Simple, fast approximation of sunrise, sunset time on Earth.

DOI

Earth system models and other biogeochemical simulations often require an estimate of the day length and, therefore, of sunrise and sunset times. Highly precise solar transit information can be obtained from Python libraries like pyephem and astral, but these are general-purpose libraries and the corresponding routines are slow. If we can tolerate an error in transit times on the order of a few minutes, then we should also be able to calculate transit times much faster! That's the idea here: using a fast approximation for sunrise and sunset times. Read more about the alternatives and the performance of an earlier version of this library.

Example Use

import datetime
import numpy as np
from suntransit import sunrise_sunset

missoula = (46.8625, -114.0117)
today = datetime.date(2021, 10, 7)

# Get (sunrise, sunset) hour in UTC
sunrise_sunset(missoula, today)
# (13.733140671716853, 1.062543659843307)

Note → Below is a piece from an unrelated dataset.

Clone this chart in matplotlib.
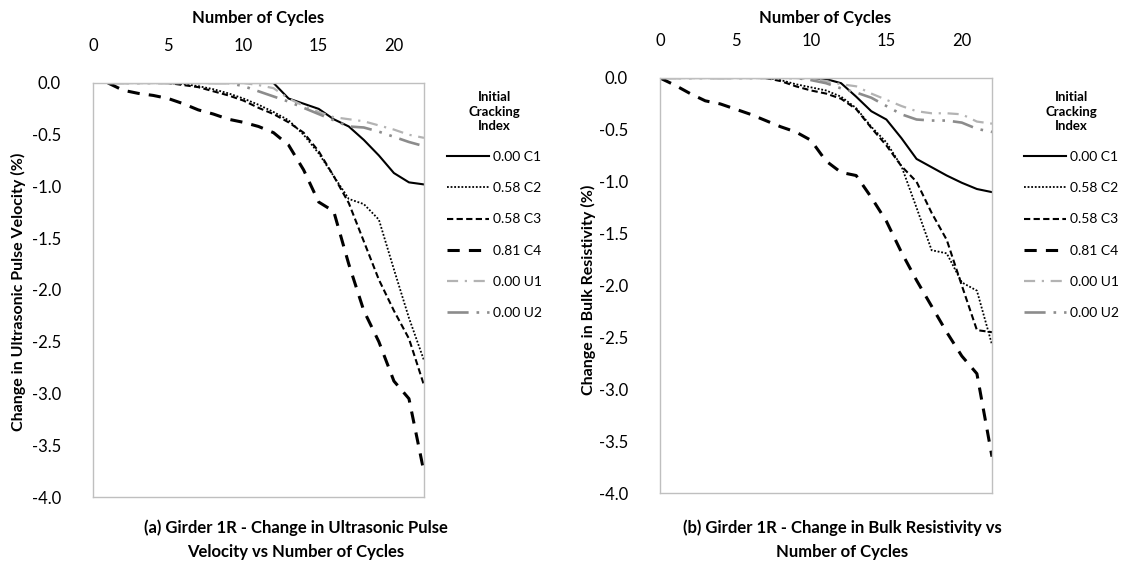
import matplotlib
matplotlib.use("Agg")
import matplotlib.pyplot as plt
from matplotlib.ticker import FormatStrFormatter

plt.rcParams['font.family'] = ['Lato', 'DejaVu Sans']
plt.rcParams['axes.unicode_minus'] = False

# ---- data -------------------------------------------------------------
cycles_upv = list(range(1, 23))
upv_c1 = [0, 0, 0, 0, 0, 0, 0, 0, 0, 0, 0, 0, -0.15, -0.2, -0.25, -0.35, -0.42, -0.55, -0.7, -0.87, -0.96, -0.98]
upv_c2 = [0, 0, 0, 0, 0, -0.01, -0.03, -0.06, -0.1, -0.15, -0.21, -0.28, -0.36, -0.5, -0.68, -0.9, -1.12, -1.17, -1.32, -1.8, -2.27, -2.68]
upv_c3 = [0, 0, 0, 0, 0, -0.02, -0.04, -0.08, -0.12, -0.17, -0.24, -0.3, -0.38, -0.48, -0.66, -0.9, -1.16, -1.53, -1.9, -2.2, -2.47, -2.92]
upv_c4 = [0, -0.07, -0.1, -0.12, -0.15, -0.2, -0.26, -0.3, -0.35, -0.38, -0.42, -0.48, -0.6, -0.84, -1.15, -1.24, -1.75, -2.2, -2.5, -2.88, -3.05, -3.76]
upv_u1 = [0, 0, 0, 0, 0, 0, 0, 0, 0, 0, -0.02, -0.05, -0.15, -0.22, -0.28, -0.33, -0.35, -0.37, -0.41, -0.45, -0.5, -0.53]
upv_u2 = [0, 0, 0, 0, 0, 0, 0, 0, 0, -0.03, -0.08, -0.13, -0.18, -0.24, -0.3, -0.36, -0.42, -0.43, -0.47, -0.52, -0.57, -0.61]

cycles_br = list(range(0, 23))
br_c1 = [0, 0, 0, 0, 0, 0, 0, 0, 0, 0, 0, -0.01, -0.05, -0.18, -0.32, -0.4, -0.58, -0.78, -0.86, -0.94, -1.01, -1.07, -1.1]
br_c2 = [0, 0, 0, 0, 0, 0, 0, 0, -0.02, -0.06, -0.09, -0.12, -0.18, -0.29, -0.47, -0.62, -0.85, -1.25, -1.66, -1.69, -1.97, -2.05, -2.57]
br_c3 = [0, 0, 0, 0, 0, 0, 0, 0, -0.03, -0.08, -0.12, -0.15, -0.2, -0.3, -0.48, -0.65, -0.85, -1.0, -1.3, -1.56, -2.0, -2.43, -2.45]
br_c4 = [0, -0.07, -0.15, -0.22, -0.25, -0.3, -0.35, -0.41, -0.47, -0.52, -0.6, -0.8, -0.91, -0.94, -1.15, -1.38, -1.68, -1.95, -2.2, -2.45, -2.68, -2.85, -3.65]
br_u1 = [0, 0, 0, 0, 0, 0, 0, 0, 0, 0, -0.01, -0.03, -0.06, -0.08, -0.15, -0.21, -0.27, -0.32, -0.34, -0.34, -0.35, -0.42, -0.44]
br_u2 = [0, 0, 0, 0, 0, 0, 0, 0, 0, 0, -0.02, -0.05, -0.1, -0.14, -0.19, -0.27, -0.35, -0.4, -0.41, -0.41, -0.43, -0.49, -0.52]

series_labels = ["0.00 C1", "0.58 C2", "0.58 C3", "0.81 C4", "0.00 U1", "0.00 U2"]
x_ticks = [0, 5, 10, 15, 20]
y_ticks = [0.0, -0.5, -1.0, -1.5, -2.0, -2.5, -3.0, -3.5, -4.0]

styles = [
    dict(color="black", lw=1.5, ls="-"),
    dict(color="black", lw=1.3, ls=(0, (1, 1))),
    dict(color="black", lw=1.5, ls=(0, (3, 1.6))),
    dict(color="black", lw=2.2, ls=(0, (4, 3))),
    dict(color="#b3b3b3", lw=1.6, ls=(0, (5, 3, 1, 3))),
    dict(color="#8c8c8c", lw=1.9, ls=(0, (8, 3, 1, 3, 1, 3))),
]

W, H = 1126, 571
fig = plt.figure(figsize=(W / 100, H / 100), dpi=100)


def px_axes(x0, y0, x1, y1):
    return fig.add_axes([x0 / W, 1 - y1 / H, (x1 - x0) / W, (y1 - y0) / H])


def setup(ax):
    ax.set_xlim(0, 22)
    ax.set_ylim(-4, 0)
    ax.xaxis.tick_top()
    ax.set_xticks(x_ticks)
    ax.set_yticks(y_ticks)
    ax.yaxis.set_major_formatter(FormatStrFormatter('%.1f'))
    ax.tick_params(axis='x', length=0, pad=21, labelsize=12)
    ax.tick_params(axis='y', length=0, pad=23, labelsize=12)
    for s in ax.spines.values():
        s.set_color("#bfbfbf")
        s.set_linewidth(1.0)


def legend(ax, x, y):
    leg = ax.legend(loc="upper left", bbox_to_anchor=(x / W, 1 - y / H),
                    bbox_transform=fig.transFigure, frameon=False,
                    title="Initial\nCracking\nIndex", fontsize=10,
                    title_fontproperties={'weight': 'bold', 'size': 9.5},
                    handlelength=3.0, handletextpad=0.3, labelspacing=1.38,
                    borderpad=0, borderaxespad=0)
    leg._legend_box.align = "center"
    leg.get_title().set_multialignment("center")
    leg.get_title().set_linespacing(1.25)


# (a) ultrasonic pulse velocity
ax1 = px_axes(93, 83, 424, 497)
for vals, lab, st in zip([upv_c1, upv_c2, upv_c3, upv_c4, upv_u1, upv_u2], series_labels, styles):
    ax1.plot(cycles_upv, vals, label=lab, **st)
setup(ax1)
legend(ax1, 447, 91)

# (b) bulk resistivity
ax2 = px_axes(660, 78, 992, 493)
for vals, lab, st in zip([br_c1, br_c2, br_c3, br_c4, br_u1, br_u2], series_labels, styles):
    ax2.plot(cycles_br, vals, label=lab, **st)
setup(ax2)
legend(ax2, 1024, 91)

bold = dict(fontweight="bold", fontsize=12)
fig.text(258 / W, 1 - 18 / H, "Number of Cycles", ha="center", va="center", **bold)
fig.text(825 / W, 1 - 18 / H, "Number of Cycles", ha="center", va="center", **bold)
fig.text(18 / W, 1 - 292 / H, "Change in Ultrasonic Pulse Velocity (%)", rotation=90,
         ha="center", va="center", fontweight="bold", fontsize=11.5)
fig.text(588 / W, 1 - 290 / H, "Change in Bulk Resistivity (%)", rotation=90,
         ha="center", va="center", fontweight="bold", fontsize=11.5)
fig.text(296 / W, 1 - 540 / H, "(a) Girder 1R - Change in Ultrasonic Pulse\nVelocity vs Number of Cycles",
         ha="center", va="center", linespacing=1.6, **bold)
fig.text(842 / W, 1 - 540 / H, "(b) Girder 1R - Change in Bulk Resistivity vs\nNumber of Cycles",
         ha="center", va="center", linespacing=1.6, **bold)

fig.savefig("out.png", dpi=100)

# Get (sunrise, sunset) hour in local time (GMT-6:00)
(np.array(sunrise_sunset(missoula, today)) - 6) % 24
# array([ 7.73314067, 19.06254366])

And for (quasi-)vectorization:

from functools import partial

calgary = (51.0458, -114.0575)
ankara = (39.93, 32.85)

data = np.stack([missoula, calgary, ankara], axis = 0)

alt_sunrise_sunset = partial(sunrise_sunset, dt = today)
np.apply_along_axis(alt_sunrise_sunset, 1, data).round(1)
# array([[13.7,  1.1],
#        [13.8,  1. ],
#        [ 3.9, 15.4]])

Installation

It is recommended to install with pip:

pip install suntransit

The only dependency is numpy.

Documentation

Online documentation can be found here.

Testing

python tests/tests.py

References

Meeus, Jean. "Astronomical Algorithms." 1991. William-Bell Inc. Richmond, Virginia, U.S.A.